Leave out all pictures and give back precisely the lines from the line with "What TikZ code" to the line with "(seite) at (1458,26)", including those two lines.

Records:
+===+
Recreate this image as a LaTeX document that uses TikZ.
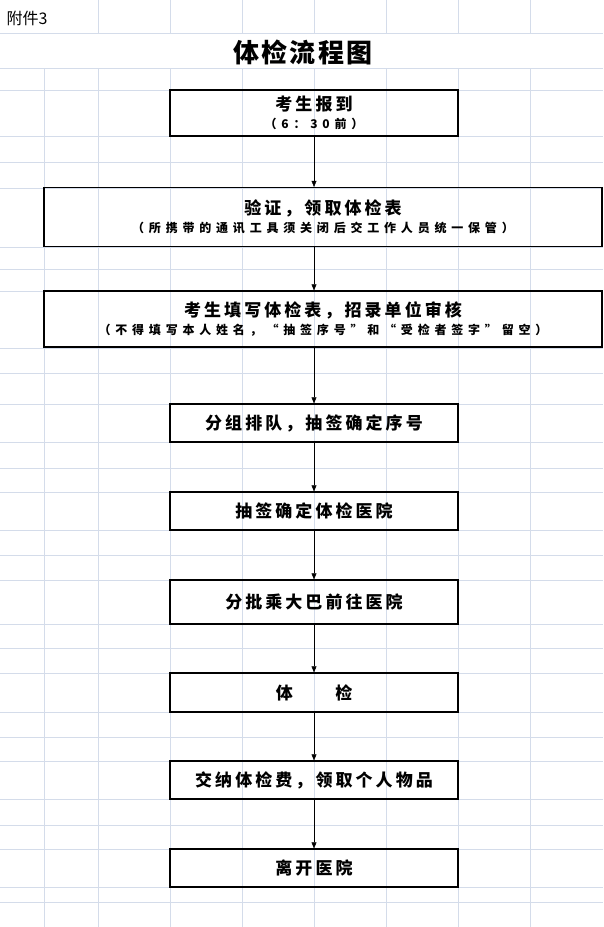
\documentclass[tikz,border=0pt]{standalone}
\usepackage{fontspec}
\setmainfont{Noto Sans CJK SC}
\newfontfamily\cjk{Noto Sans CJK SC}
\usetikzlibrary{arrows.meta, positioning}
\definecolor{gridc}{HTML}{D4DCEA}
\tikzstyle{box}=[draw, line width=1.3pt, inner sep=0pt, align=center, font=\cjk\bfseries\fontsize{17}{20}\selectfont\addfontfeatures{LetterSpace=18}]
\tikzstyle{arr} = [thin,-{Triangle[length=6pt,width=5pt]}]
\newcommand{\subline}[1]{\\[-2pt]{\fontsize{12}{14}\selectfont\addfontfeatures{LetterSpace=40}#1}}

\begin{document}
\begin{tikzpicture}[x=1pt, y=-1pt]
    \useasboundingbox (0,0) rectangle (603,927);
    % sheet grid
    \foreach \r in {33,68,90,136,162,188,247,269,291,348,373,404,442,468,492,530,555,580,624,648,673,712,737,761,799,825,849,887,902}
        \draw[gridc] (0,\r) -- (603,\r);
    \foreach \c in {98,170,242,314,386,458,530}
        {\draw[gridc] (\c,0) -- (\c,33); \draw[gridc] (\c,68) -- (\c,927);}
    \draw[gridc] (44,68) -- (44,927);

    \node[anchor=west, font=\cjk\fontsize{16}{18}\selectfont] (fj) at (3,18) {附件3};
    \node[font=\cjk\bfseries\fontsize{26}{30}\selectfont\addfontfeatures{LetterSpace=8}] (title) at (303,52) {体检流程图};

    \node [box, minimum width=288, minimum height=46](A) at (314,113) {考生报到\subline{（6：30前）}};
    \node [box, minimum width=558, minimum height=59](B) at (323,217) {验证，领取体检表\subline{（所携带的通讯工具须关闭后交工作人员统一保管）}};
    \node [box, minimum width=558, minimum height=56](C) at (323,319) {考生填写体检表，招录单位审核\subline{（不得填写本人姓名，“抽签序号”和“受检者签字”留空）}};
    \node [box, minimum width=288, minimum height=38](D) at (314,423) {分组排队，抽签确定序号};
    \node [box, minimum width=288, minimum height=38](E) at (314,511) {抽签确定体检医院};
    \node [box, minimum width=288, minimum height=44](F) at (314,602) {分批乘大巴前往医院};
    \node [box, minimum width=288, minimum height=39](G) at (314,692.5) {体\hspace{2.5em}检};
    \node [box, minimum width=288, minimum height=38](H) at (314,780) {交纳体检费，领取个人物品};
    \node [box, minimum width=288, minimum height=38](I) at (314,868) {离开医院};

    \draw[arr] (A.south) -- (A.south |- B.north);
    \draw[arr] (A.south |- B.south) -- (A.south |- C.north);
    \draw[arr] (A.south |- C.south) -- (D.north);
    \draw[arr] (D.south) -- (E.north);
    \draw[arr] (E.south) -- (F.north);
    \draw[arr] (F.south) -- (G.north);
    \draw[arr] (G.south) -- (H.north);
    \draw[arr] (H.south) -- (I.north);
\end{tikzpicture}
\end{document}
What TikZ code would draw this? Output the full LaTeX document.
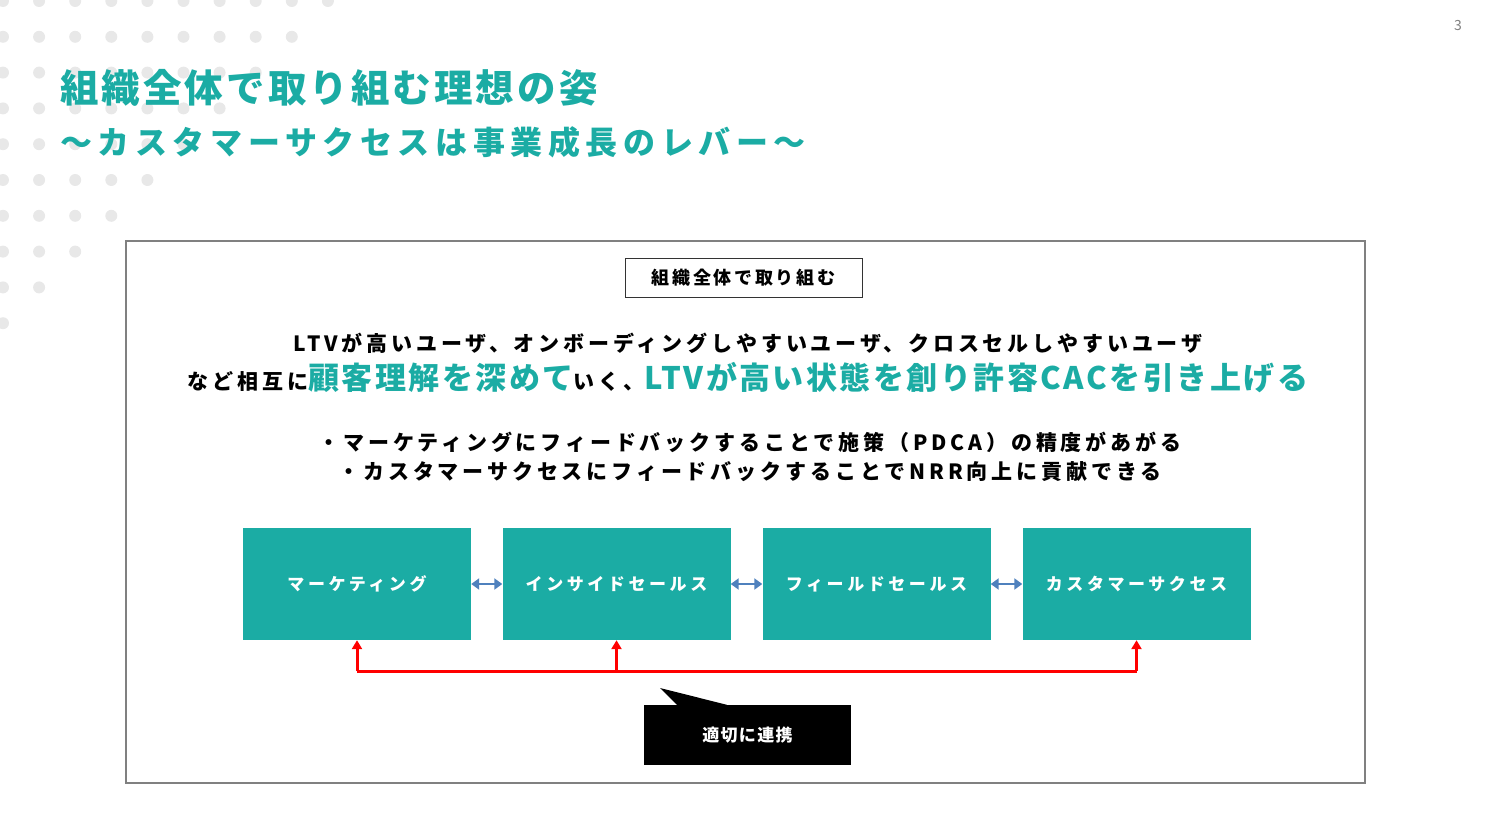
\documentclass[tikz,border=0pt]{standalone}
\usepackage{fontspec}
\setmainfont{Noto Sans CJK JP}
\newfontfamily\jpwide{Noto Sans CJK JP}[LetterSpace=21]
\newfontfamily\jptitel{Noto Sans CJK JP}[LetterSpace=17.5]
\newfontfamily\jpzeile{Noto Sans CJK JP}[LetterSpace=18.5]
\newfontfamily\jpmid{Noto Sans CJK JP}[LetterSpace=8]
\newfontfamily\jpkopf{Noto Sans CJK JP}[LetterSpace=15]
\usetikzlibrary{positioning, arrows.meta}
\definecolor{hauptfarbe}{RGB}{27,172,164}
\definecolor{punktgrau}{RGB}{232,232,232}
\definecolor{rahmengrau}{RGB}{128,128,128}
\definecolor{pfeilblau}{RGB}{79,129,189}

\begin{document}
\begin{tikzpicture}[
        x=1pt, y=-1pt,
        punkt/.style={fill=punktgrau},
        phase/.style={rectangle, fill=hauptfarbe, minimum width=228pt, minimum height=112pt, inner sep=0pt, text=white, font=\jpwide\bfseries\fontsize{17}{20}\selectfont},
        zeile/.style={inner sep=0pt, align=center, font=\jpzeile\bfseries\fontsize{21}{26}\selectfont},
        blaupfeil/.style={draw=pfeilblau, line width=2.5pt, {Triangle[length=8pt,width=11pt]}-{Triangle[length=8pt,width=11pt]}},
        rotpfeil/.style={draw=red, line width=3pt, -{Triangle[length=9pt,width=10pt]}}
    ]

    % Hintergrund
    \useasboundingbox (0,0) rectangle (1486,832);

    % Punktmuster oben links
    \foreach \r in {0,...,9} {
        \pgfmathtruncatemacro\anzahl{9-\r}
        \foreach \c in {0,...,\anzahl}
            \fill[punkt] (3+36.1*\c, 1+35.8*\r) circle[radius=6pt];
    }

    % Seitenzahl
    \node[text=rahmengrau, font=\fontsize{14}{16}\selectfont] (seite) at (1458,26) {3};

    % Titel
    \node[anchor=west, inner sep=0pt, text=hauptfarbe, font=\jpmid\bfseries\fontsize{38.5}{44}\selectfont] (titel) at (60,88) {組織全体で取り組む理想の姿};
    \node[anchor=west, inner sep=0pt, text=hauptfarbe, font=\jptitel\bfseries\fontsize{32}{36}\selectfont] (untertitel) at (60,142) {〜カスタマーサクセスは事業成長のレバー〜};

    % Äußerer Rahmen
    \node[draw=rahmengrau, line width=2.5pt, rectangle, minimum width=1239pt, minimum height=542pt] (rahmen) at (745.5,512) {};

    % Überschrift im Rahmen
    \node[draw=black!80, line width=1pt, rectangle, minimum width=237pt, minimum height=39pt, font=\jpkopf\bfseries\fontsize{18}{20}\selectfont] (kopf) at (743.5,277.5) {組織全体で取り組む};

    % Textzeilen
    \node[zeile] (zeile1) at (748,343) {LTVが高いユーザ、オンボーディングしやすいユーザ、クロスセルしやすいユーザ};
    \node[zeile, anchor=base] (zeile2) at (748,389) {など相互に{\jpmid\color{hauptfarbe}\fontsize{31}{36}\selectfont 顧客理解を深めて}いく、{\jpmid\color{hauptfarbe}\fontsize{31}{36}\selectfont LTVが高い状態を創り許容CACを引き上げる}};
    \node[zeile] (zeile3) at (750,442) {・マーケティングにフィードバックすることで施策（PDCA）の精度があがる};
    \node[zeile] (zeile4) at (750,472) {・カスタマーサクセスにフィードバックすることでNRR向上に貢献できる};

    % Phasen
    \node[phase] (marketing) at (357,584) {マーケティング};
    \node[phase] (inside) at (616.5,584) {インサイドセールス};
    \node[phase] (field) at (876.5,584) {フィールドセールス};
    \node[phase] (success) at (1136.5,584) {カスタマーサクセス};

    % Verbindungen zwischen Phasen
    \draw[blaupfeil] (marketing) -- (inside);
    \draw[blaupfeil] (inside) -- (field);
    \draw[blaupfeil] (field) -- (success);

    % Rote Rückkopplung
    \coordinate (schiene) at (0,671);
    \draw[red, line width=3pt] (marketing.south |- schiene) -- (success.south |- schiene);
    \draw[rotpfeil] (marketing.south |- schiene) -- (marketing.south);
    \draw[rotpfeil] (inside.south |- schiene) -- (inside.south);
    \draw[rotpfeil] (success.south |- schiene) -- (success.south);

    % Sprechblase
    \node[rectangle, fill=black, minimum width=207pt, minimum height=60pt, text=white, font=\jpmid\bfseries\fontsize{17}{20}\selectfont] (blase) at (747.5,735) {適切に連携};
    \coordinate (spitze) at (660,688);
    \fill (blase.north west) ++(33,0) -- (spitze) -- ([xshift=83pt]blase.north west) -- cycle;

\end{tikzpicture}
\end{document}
+===+
Reply:
What TikZ code would draw this? Output the full LaTeX document.
\documentclass[tikz,border=0pt]{standalone}
\usepackage{fontspec}
\setmainfont{Noto Sans CJK JP}
\newfontfamily\jpwide{Noto Sans CJK JP}[LetterSpace=21]
\newfontfamily\jptitel{Noto Sans CJK JP}[LetterSpace=17.5]
\newfontfamily\jpzeile{Noto Sans CJK JP}[LetterSpace=18.5]
\newfontfamily\jpmid{Noto Sans CJK JP}[LetterSpace=8]
\newfontfamily\jpkopf{Noto Sans CJK JP}[LetterSpace=15]
\usetikzlibrary{positioning, arrows.meta}
\definecolor{hauptfarbe}{RGB}{27,172,164}
\definecolor{punktgrau}{RGB}{232,232,232}
\definecolor{rahmengrau}{RGB}{128,128,128}
\definecolor{pfeilblau}{RGB}{79,129,189}

\begin{document}
\begin{tikzpicture}[
        x=1pt, y=-1pt,
        punkt/.style={fill=punktgrau},
        phase/.style={rectangle, fill=hauptfarbe, minimum width=228pt, minimum height=112pt, inner sep=0pt, text=white, font=\jpwide\bfseries\fontsize{17}{20}\selectfont},
        zeile/.style={inner sep=0pt, align=center, font=\jpzeile\bfseries\fontsize{21}{26}\selectfont},
        blaupfeil/.style={draw=pfeilblau, line width=2.5pt, {Triangle[length=8pt,width=11pt]}-{Triangle[length=8pt,width=11pt]}},
        rotpfeil/.style={draw=red, line width=3pt, -{Triangle[length=9pt,width=10pt]}}
    ]

    % Hintergrund
    \useasboundingbox (0,0) rectangle (1486,832);

    % Punktmuster oben links
    \foreach \r in {0,...,9} {
        \pgfmathtruncatemacro\anzahl{9-\r}
        \foreach \c in {0,...,\anzahl}
            \fill[punkt] (3+36.1*\c, 1+35.8*\r) circle[radius=6pt];
    }

    % Seitenzahl
    \node[text=rahmengrau, font=\fontsize{14}{16}\selectfont] (seite) at (1458,26) {3};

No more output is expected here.